I've struggled with depression for my entire adult life. It comes and goes in intensity, and I've gradually learned many ways to deal more effectively with it over the years, but it's still something I continuously have to manage.
That reality is draining, and it affects the energy I have to deal with other things in life. I am often guilty of letting things slide that I'd be better off addressing.
Many of you are probably familiar with the famous prayer by Reinhold Niebuhr, commonly known as the Serenity Prayer. It goes like this:
God, grant me the serenity to accept the things I cannot change,
Courage to change the things I can,
And wisdom to know the difference.
I always thought it was a little odd to start out with focusing on acceptance and wait to consider change until the second line. Shouldn't we try to change things first before we resort to accepting things as they are?
Given the limited energy I have to deal with things, it's been easy for me to default toward accepting that there are a lot of things I can't change in life. Accepting things as unchangeable seemed like an easier path because it was a much more passive thing than attempting to create change.
Over the years, I've slowly changed my mind about that. The practice of kintsugi living showed me that acceptance—real acceptance—was just as active as creating change. The only difference was that the activity required was internal.
What I had thought was acceptance was actually more like inertia or maybe resignation. I acknowledged that I couldn't change something, but I continued to complain about it, resent it, and live in an active state of internal resistance to what is.
That's not acceptance.
Real acceptance is much more active. It means learning to live and even thrive in tension with those things we can't change. It means learning to surf those realities like a wave rather than standing there to be bowled over by them.
For me, that meant spending time actively shifting the stories I told myself about my relationship with these things I couldn't change. It meant dropping my complaining and resentment and instead finding productive ways to engage with reality (even forms of reality I didn't like).
It meant rethinking my expectations and seeking out ways to make small changes that could make those things I couldn't change easier to live with.
In the process, a surprising thing happened. As I began to do all that inner work of living into real acceptance, I discovered that some of the things I had thought were things I couldn't change were things I had more power to change than I thought I did.
In addition, that inner work liberated so much of the energy that I had been funneling into resistance and resentment so that I could use that energy instead in creating change where I could.

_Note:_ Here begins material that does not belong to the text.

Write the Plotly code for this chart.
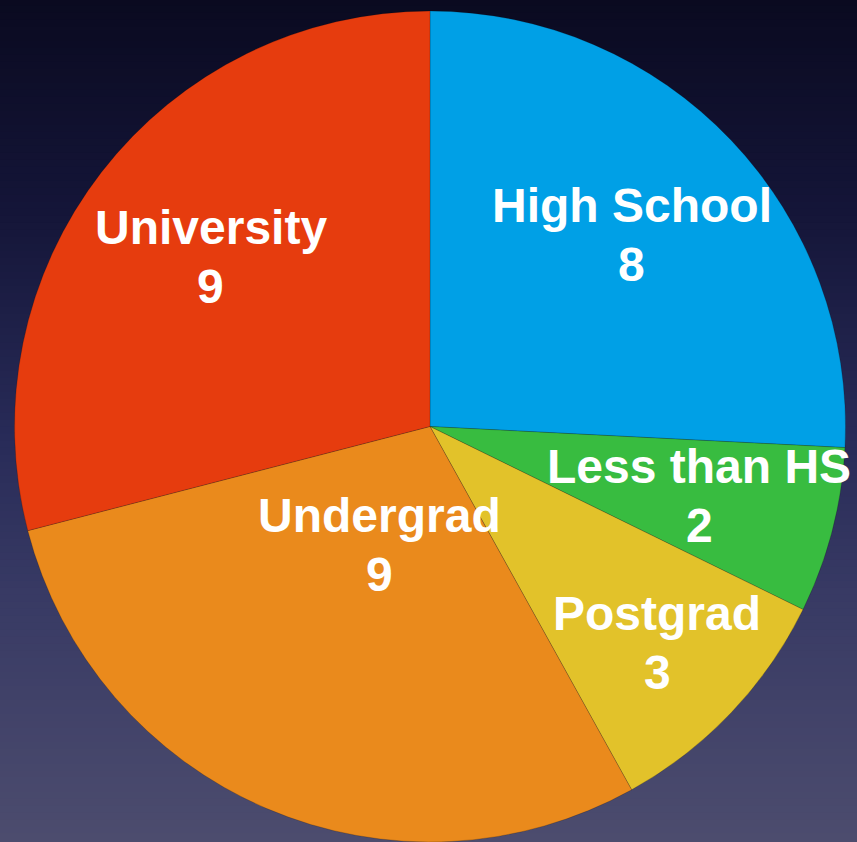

As a result, the quality of my life (inner and outer) has improved in so many ways. My depression has gone from a central reality of my life to something I keep an eye on in the periphery.
The more I treat the act of accepting things I can't change as the truly active process it is, the more I have the courage to change the things I can and the wisdom to tell the difference. Clearly there was more wisdom that I knew in addressing the acceptance of things we can't change first!
What does the acceptance of things you can't change in your life look for you? What active steps do you take toward acceptance?
How do you differentiate between what you can't change and what simply requires more courage to be able to change?
How has that wisdom is telling the difference grown for you over time?